According to economists such as Yanis Varoufakis, the age of techno-feudalism has arrived. Our technologically advanced present has ushered in a new era in which the capitalist method of profit generation has been superseded by the arbitrary monopoly of digital platforms. As Varoufakis emphasizes, the markets and profits that play a central role in capitalism are increasingly dominated by data- or money-based fees paid for cloud-based platforms. With the development of the internet and digital technology, it seems as if we have gained “free” access to countless platforms, but our activity on these platforms generates profits for their owners without any financial compensation. Then, once they are convinced that they play an indispensable role in our lives, they introduce or raise the financial cost of accessing the platform—which we often fill with free content ourselves. This relationship faithfully reflects feudalism, in which serfs without land were completely at the mercy of the landowners, forced to live and work on their estates and provide services in return.

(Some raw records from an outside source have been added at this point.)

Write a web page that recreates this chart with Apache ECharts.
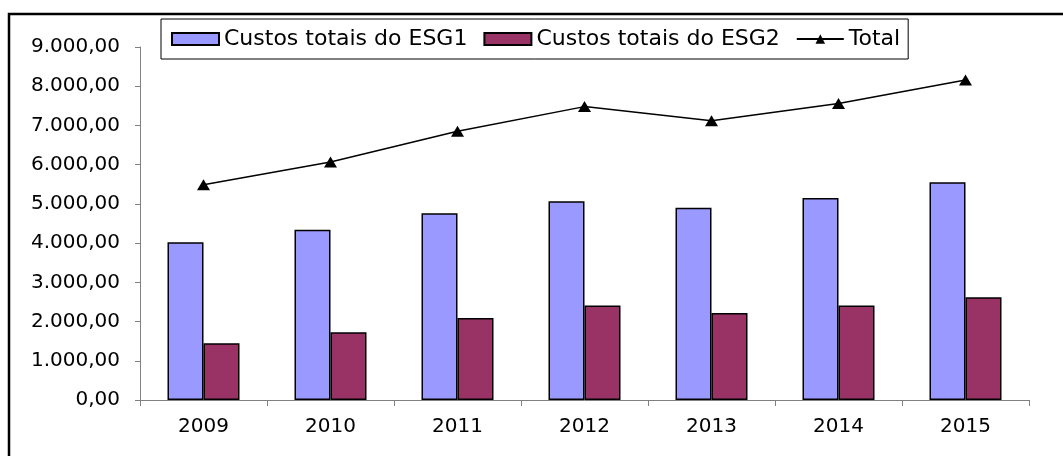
<!DOCTYPE html>
<html>
<head>
<meta charset="utf-8">
<script src="https://cdn.jsdelivr.net/npm/echarts@6/dist/echarts.min.js"></script>
<style>
  html, body { margin: 0; padding: 0; background: #fff; }
  #chart { width: 1063px; height: 456px; }
</style>
</head>
<body>
<div id="chart"></div>
<script>
// dados
const anos = ["2009", "2010", "2011", "2012", "2013", "2014", "2015"];
const custosESG1 = [4020, 4340, 4760, 5070, 4900, 5150, 5550];
const custosESG2 = [1450, 1730, 2090, 2410, 2220, 2410, 2620];
const total = [5490, 6070, 6850, 7480, 7120, 7560, 8160];

const fonte = "'DejaVu Sans', 'Liberation Sans', Arial, sans-serif";

// 9000 -> "9.000,00"
const formatar = (v) => {
  const partes = v.toFixed(2).split(".");
  const inteiro = partes[0].replace(/\B(?=(\d{3})+(?!\d))/g, ".");
  return inteiro + "," + partes[1];
};

const myChart = echarts.init(document.getElementById("chart"));

const options = {
  animation: false,
  backgroundColor: "#fff",
  textStyle: { fontFamily: fonte },
  // moldura externa
  graphic: [
    {
      type: "rect",
      shape: { x: 9, y: 14, width: 1070, height: 460 },
      style: { fill: "none", stroke: "#000", lineWidth: 2.5 },
      silent: true,
    },
  ],
  legend: {
    left: 161,
    top: 19,
    padding: [9, 8, 9, 10],
    itemGap: 16,
    itemHeight: 12,
    itemWidth: 47,
    borderColor: "#000",
    borderWidth: 1,
    textStyle: { fontSize: 22, color: "#000", fontFamily: fonte },
    data: [
      { name: "Custos totais do ESG1", icon: "rect" },
      { name: "Custos totais do ESG2", icon: "rect" },
      { name: "Total" },
    ],
  },
  grid: {
    left: 140,
    right: 34,
    top: 47,
    bottom: 56,
  },
  xAxis: {
    type: "category",
    data: anos,
    axisLine: { lineStyle: { color: "#808080", width: 1 } },
    axisTick: { show: true, length: 6, lineStyle: { color: "#808080" } },
    axisLabel: { color: "#000", fontSize: 20, margin: 17, fontFamily: fonte },
  },
  yAxis: {
    type: "value",
    min: 0,
    max: 9000,
    interval: 1000,
    splitLine: { show: false },
    axisLine: { show: true, lineStyle: { color: "#808080", width: 1 } },
    axisTick: { show: true, length: 5, lineStyle: { color: "#808080" } },
    axisLabel: {
      color: "#000",
      fontSize: 20,
      margin: 20,
      fontFamily: fonte,
      formatter: formatar,
    },
  },
  series: [
    {
      name: "Custos totais do ESG1",
      type: "bar",
      data: custosESG1,
      barWidth: 36,
      barGap: "0%",
      itemStyle: { color: "#9999FF", borderColor: "#000", borderWidth: 1.5 },
    },
    {
      name: "Custos totais do ESG2",
      type: "bar",
      data: custosESG2,
      barWidth: 36,
      barGap: "0%",
      itemStyle: { color: "#993366", borderColor: "#000", borderWidth: 1.5 },
    },
    {
      name: "Total",
      type: "line",
      data: total,
      symbol: "triangle",
      symbolSize: [13, 11],
      lineStyle: { color: "#000", width: 1.5 },
      itemStyle: { color: "#000" },
      z: 5,
    },
  ],
};

myChart.setOption(options);
</script>
</body>
</html>
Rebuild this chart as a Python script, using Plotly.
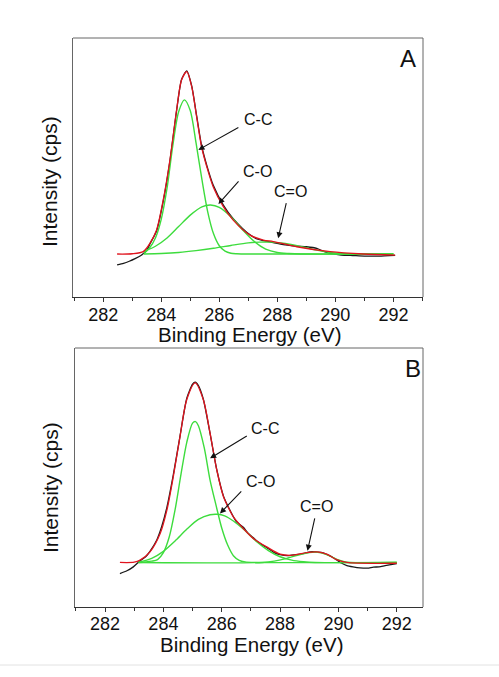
import plotly.graph_objects as go

# ---------------- Panel A data (binding energy eV, intensity a.u.) ----------------
a_data_x = [282.48, 282.7, 282.9, 283.1, 283.3, 283.5, 283.61, 283.84, 284.07, 284.30, 284.53,
            284.70, 284.88, 285.05, 285.22, 285.39, 285.57, 285.79, 286.14, 286.48, 286.8,
            287.06, 287.3, 287.52, 287.86, 288.2, 288.67, 289.0, 289.36, 289.6, 289.82,
            290.2, 290.6, 291.0, 291.5, 292.06]
a_data_y = [12.4, 13.0, 13.8, 14.8, 16.0, 18.0, 20.5, 25.5, 37.0, 52.5, 72.0,
            84.0, 87.3, 81.5, 70.0, 58.5, 50.8, 43.2, 35.5, 30.2, 26.5,
            24.0, 22.4, 21.8, 21.0, 20.2, 19.6, 19.4, 18.8, 17.6, 16.8,
            16.2, 16.0, 15.8, 15.8, 16.1]

a_fit_x = [282.48, 283.0, 283.38, 283.61, 283.84, 284.07, 284.30, 284.53, 284.70, 284.88,
           285.05, 285.22, 285.39, 285.57, 285.79, 286.14, 286.48, 287.06, 287.52, 287.86,
           288.67, 289.82, 290.97, 292.06]
a_fit_y = [16.6, 16.7, 17.5, 20.7, 25.9, 37.5, 52.9, 72.2, 83.8, 87.0,
           81.2, 69.6, 58.0, 50.3, 42.6, 34.9, 29.7, 23.9, 22.0, 21.4,
           19.4, 17.5, 16.6, 16.2]

a_cc_x = [283.4, 283.6, 283.8, 284.0, 284.2, 284.4, 284.6, 284.8, 285.0, 285.2, 285.4,
          285.6, 285.8, 286.0, 286.2, 286.4, 286.6, 287.0, 292.0]
a_cc_y = [16.8, 19.0, 22.8, 30.0, 42.0, 58.5, 71.5, 76.1, 72.0, 59.5, 45.5,
          33.0, 24.5, 19.8, 17.7, 16.9, 16.7, 16.6, 16.6]

a_co_x = [283.4, 283.8, 284.2, 284.6, 285.0, 285.4, 285.7, 286.0, 286.4, 286.8, 287.2,
          287.6, 288.0, 288.4, 288.8, 292.0]
a_co_y = [17.6, 19.6, 22.8, 27.2, 31.6, 34.8, 35.5, 34.6, 31.0, 26.0, 21.5,
          18.5, 17.2, 16.8, 16.6, 16.6]

a_cdo_x = [283.4, 284.0, 284.6, 285.2, 285.8, 286.4, 287.0, 287.4, 287.8, 288.2, 288.6,
           289.0, 289.4, 289.8, 290.2, 290.6, 292.0]
a_cdo_y = [16.6, 16.8, 17.2, 17.9, 18.8, 19.9, 20.9, 21.2, 21.2, 20.8, 20.0,
           19.0, 18.0, 17.2, 16.8, 16.6, 16.6]

# ---------------- Panel B data ----------------
b_data_x = [282.51, 282.75, 282.97, 283.2, 283.4, 283.54, 283.77, 283.94, 284.12, 284.34,
            284.57, 284.80, 285.0, 285.09, 285.2, 285.37, 285.60, 285.83, 286.06, 286.29,
            286.5, 286.74, 286.9, 287.08, 287.3, 287.54, 287.8, 288.0, 288.25, 288.46,
            288.7, 288.91, 289.1, 289.26, 289.45, 289.60, 289.8, 289.94, 290.1, 290.29,
            290.5, 290.74, 291.0, 291.2, 291.4, 291.6, 291.8, 292.0]
b_data_y = [12.9, 14.0, 15.5, 17.8, 19.5, 21.5, 25.8, 31.0, 38.5, 51.0,
            66.0, 80.5, 86.0, 86.8, 85.5, 80.2, 67.0, 53.0, 42.8, 37.2,
            33.0, 30.8, 28.5, 26.8, 24.6, 23.0, 21.0, 20.2, 19.8, 20.1,
            20.4, 21.0, 21.4, 21.2, 21.0, 20.3, 19.2, 18.2, 17.0, 16.0,
            15.5, 15.1, 15.0, 15.4, 15.5, 16.0, 16.4, 16.8]

b_fit_x = [282.51, 283.0, 283.2, 283.54, 283.89, 284.12, 284.34, 284.57, 284.80, 285.09,
           285.37, 285.60, 285.83, 286.06, 286.29, 286.40, 286.74, 287.08, 287.54, 288.0,
           288.46, 288.91, 289.26, 289.60, 289.94, 290.29, 292.0]
b_fit_y = [17.2, 17.3, 18.1, 21.3, 28.4, 37.4, 50.3, 65.8, 80.0, 86.5,
           80.0, 67.1, 52.9, 42.6, 37.0, 34.8, 30.3, 26.5, 23.2, 20.4,
           20.0, 21.0, 21.3, 20.4, 18.3, 17.2, 16.9]

b_cc_x = [283.15, 283.4, 283.6, 283.8, 284.0, 284.2, 284.4, 284.6, 284.8, 285.0, 285.1,
          285.2, 285.4, 285.6, 285.8, 286.0, 286.2, 286.4, 286.6, 286.8, 287.2, 292.0]
b_cc_y = [17.2, 17.4, 17.7, 18.3, 21.0, 27.0, 37.5, 51.0, 63.5, 71.0, 71.6,
          70.0, 61.5, 49.0, 39.5, 30.5, 24.0, 19.8, 18.0, 17.4, 17.2, 17.2]

b_co_x = [283.15, 283.6, 284.0, 284.4, 284.8, 285.2, 285.6, 285.85, 286.1, 286.4, 286.8,
          287.2, 287.6, 288.0, 288.4, 288.8, 289.2, 292.0]
b_co_y = [17.3, 18.8, 21.5, 25.5, 30.0, 33.8, 35.6, 35.8, 35.2, 33.2, 29.5,
          25.2, 21.8, 19.4, 18.1, 17.5, 17.2, 17.2]

b_cdo_x = [283.15, 287.4, 287.8, 288.2, 288.6, 289.0, 289.2, 289.4, 289.6, 289.8, 290.0,
           290.2, 290.4, 292.0]
b_cdo_y = [17.2, 17.2, 17.7, 18.7, 20.0, 21.0, 21.2, 20.9, 20.2, 19.2, 18.2,
           17.5, 17.2, 17.2]

# tick values / labels
tick_vals = [282, 284, 286, 288, 290, 292]
tick_text = ["282", "284", "286", "288", "290", "292"]
peak_labels = ["C-C", "C-O", "C=O"]
x_title = "Binding Energy (eV)"
y_title = "Intensity (cps)"

# annotation positions (data coords): label centre, arrow tail, arrow tip
a_label_pos = [(287.32, 68.5), (287.33, 48.6), (288.45, 40.7)]
a_arrows = [((286.71, 65.8), (285.28, 56.8)), ((286.71, 45.2), (285.97, 35.9)),
            ((288.32, 36.8), (288.03, 22.7))]
b_label_pos = [(287.49, 68.8), (287.33, 48.6), (289.25, 38.8)]
b_arrows = [((286.91, 66.4), (285.60, 57.4)), ((286.72, 45.2), (285.94, 36.1)),
            ((289.20, 34.8), (288.94, 21.7))]

FONT = "Arial, Liberation Sans, Helvetica, sans-serif"
BLACK = "#1a1a1a"
RED = "#e0141e"
GREEN = "#3ddc3d"

fig = go.Figure()

def add_panel(xa, ya, dx, dy, fx, fy, comps):
    fig.add_trace(go.Scatter(x=dx, y=dy, mode="lines", line=dict(color=BLACK, width=1.3, shape="spline", smoothing=0.6),
                             xaxis=xa, yaxis=ya, showlegend=False, hoverinfo="skip"))
    for cx, cy in comps:
        fig.add_trace(go.Scatter(x=cx, y=cy, mode="lines", line=dict(color=GREEN, width=1.4, shape="spline", smoothing=0.8),
                                 xaxis=xa, yaxis=ya, showlegend=False, hoverinfo="skip"))
    fig.add_trace(go.Scatter(x=fx, y=fy, mode="lines", line=dict(color=RED, width=1.3, shape="spline", smoothing=0.8),
                             xaxis=xa, yaxis=ya, showlegend=False, hoverinfo="skip"))

add_panel("x", "y", a_data_x, a_data_y, a_fit_x, a_fit_y,
          [(a_cc_x, a_cc_y), (a_co_x, a_co_y), (a_cdo_x, a_cdo_y)])
add_panel("x2", "y2", b_data_x, b_data_y, b_fit_x, b_fit_y,
          [(b_cc_x, b_cc_y), (b_co_x, b_co_y), (b_cdo_x, b_cdo_y)])

W, H = 499, 677

def xaxis_cfg(domain, rng, anchor, standoff):
    return dict(domain=domain, range=rng, anchor=anchor, showgrid=False, zeroline=False,
                showline=True, linecolor="#333", linewidth=1, mirror=False,
                ticks="outside", ticklen=4, tickwidth=1, tickcolor="#333",
                tickvals=tick_vals, ticktext=tick_text, ticklabelstandoff=standoff,
                tickfont=dict(family=FONT, size=18, color="#111"),
                minor=dict(ticks="outside", ticklen=3, tickcolor="#333", dtick=1, tick0=281))

def yaxis_cfg(domain, anchor):
    return dict(domain=domain, range=[0, 100], anchor=anchor, showgrid=False, zeroline=False,
                showline=True, linecolor="#666", linewidth=1, showticklabels=False, ticks="")

fig.update_layout(
    width=W, height=H, margin=dict(l=0, r=0, t=0, b=0),
    paper_bgcolor="white", plot_bgcolor="white",
    xaxis=xaxis_cfg([73 / W, 423 / W], [280.96, 293.02], "y", -3),
    yaxis=yaxis_cfg([1 - 297 / H, 1 - 38 / H], "x"),
    xaxis2=xaxis_cfg([75 / W, 423 / W], [280.97, 292.9], "y2", -4),
    yaxis2=yaxis_cfg([1 - 607 / H, 1 - 348 / H], "x2"),
)

shapes = []
for xr, yr in (("x domain", "y domain"), ("x2 domain", "y2 domain")):
    shapes.append(dict(type="line", xref=xr, yref=yr, x0=0, x1=1, y0=1, y1=1, line=dict(color="#666", width=1)))
    shapes.append(dict(type="line", xref=xr, yref=yr, x0=1, x1=1, y0=0, y1=1, line=dict(color="#666", width=1)))
shapes.append(dict(type="line", xref="paper", yref="paper", x0=0, x1=1, y0=1 - 665 / H, y1=1 - 665 / H,
                   line=dict(color="#e2e2e2", width=1)))
fig.update_layout(shapes=shapes)

ann = []
for xr, yr, labels, arrows, letter, lpos in (
        ("x", "y", a_label_pos, a_arrows, "A", (292.5, 91.9)),
        ("x2", "y2", b_label_pos, b_arrows, "B", (292.56, 92.2))):
    for txt, (lx, ly) in zip(peak_labels, labels):
        ann.append(dict(x=lx, y=ly, xref=xr, yref=yr, text=txt, showarrow=False,
                        font=dict(family=FONT, size=16, color="#111")))
    for (tx, ty), (hx, hy) in arrows:
        ann.append(dict(x=hx, y=hy, ax=tx, ay=ty, xref=xr, yref=yr, axref=xr, ayref=yr, text="",
                        showarrow=True, arrowhead=2, arrowsize=1.1, arrowwidth=1.1, arrowcolor="#111",
                        standoff=0, startstandoff=0))
    ann.append(dict(x=lpos[0], y=lpos[1], xref=xr, yref=yr, text=letter, showarrow=False,
                    font=dict(family=FONT, size=24, color="#111")))

# axis titles placed as text at measured positions
for cx, cy in ((249, 334), (252, 644.5)):
    ann.append(dict(x=cx / W, y=1 - cy / H, xref="paper", yref="paper", text=x_title,
                    xanchor="center", yanchor="middle", showarrow=False,
                    font=dict(family=FONT, size=20.5, color="#111")))
for cy in (182, 488):
    ann.append(dict(x=50 / W, y=1 - cy / H, xref="paper", yref="paper", text=y_title, textangle=-90,
                    xanchor="center", yanchor="middle", showarrow=False,
                    font=dict(family=FONT, size=21, color="#111")))
fig.update_layout(annotations=ann)

fig.write_html("out.html")
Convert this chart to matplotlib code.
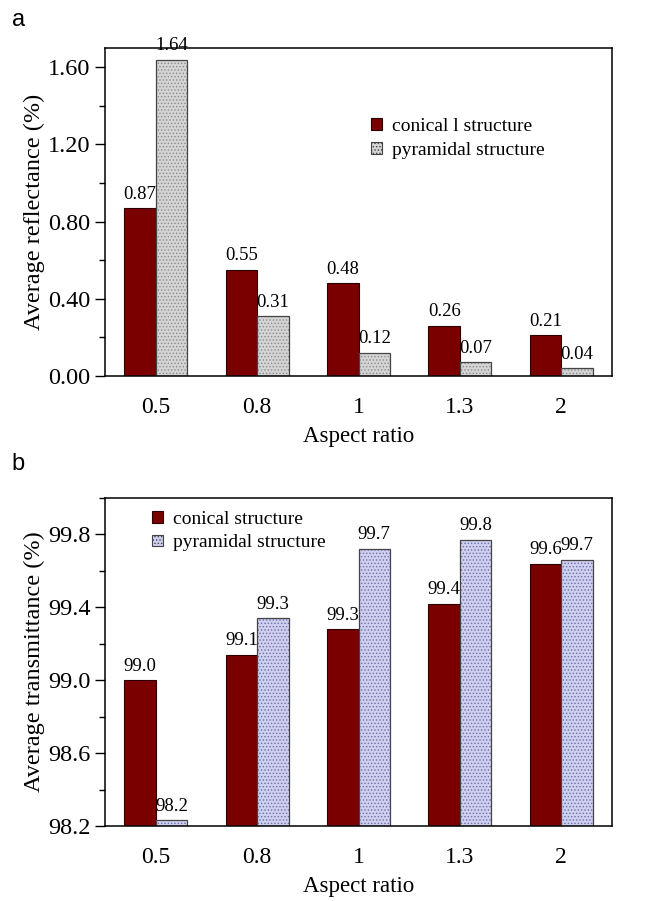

The exhibition explores the duality between the reality of our democratic states and our so-called cloud-based, virtual global techno-feudal reality. Although we can technically stay away from this network provided by server farms, which are presented as ethereal but are actually made of heavy metals and created and operated with significant carbon emissions, this comes with increasing isolation and disadvantage. The web connects us with others and with a wealth of information, but it does so with a logic that differs from that of the physical world, rewriting our behavior, our values, and our human relationships. The exhibition explores the complex phenomenon of techno-feudalism and our complex and contradictory relationship with it as participants. The central symbol here is the net, which refers to the ancient craft of fishing, the web-based structure of the internet, but above all to the duality of digital platforms: are we users of the net, or does the net use us?
If all information on the web primarily functions as a lure for our attention, how can we believe the words? The attention economy forges beliefs, whose chaos of information and narratives, according to James Bridle, leads to a new dark age. Little Martha uses a contemporary reinterpretation of 19th-century lithophane technology to explore what we can hope for and believe in through the medium of light in our techno-feudal age.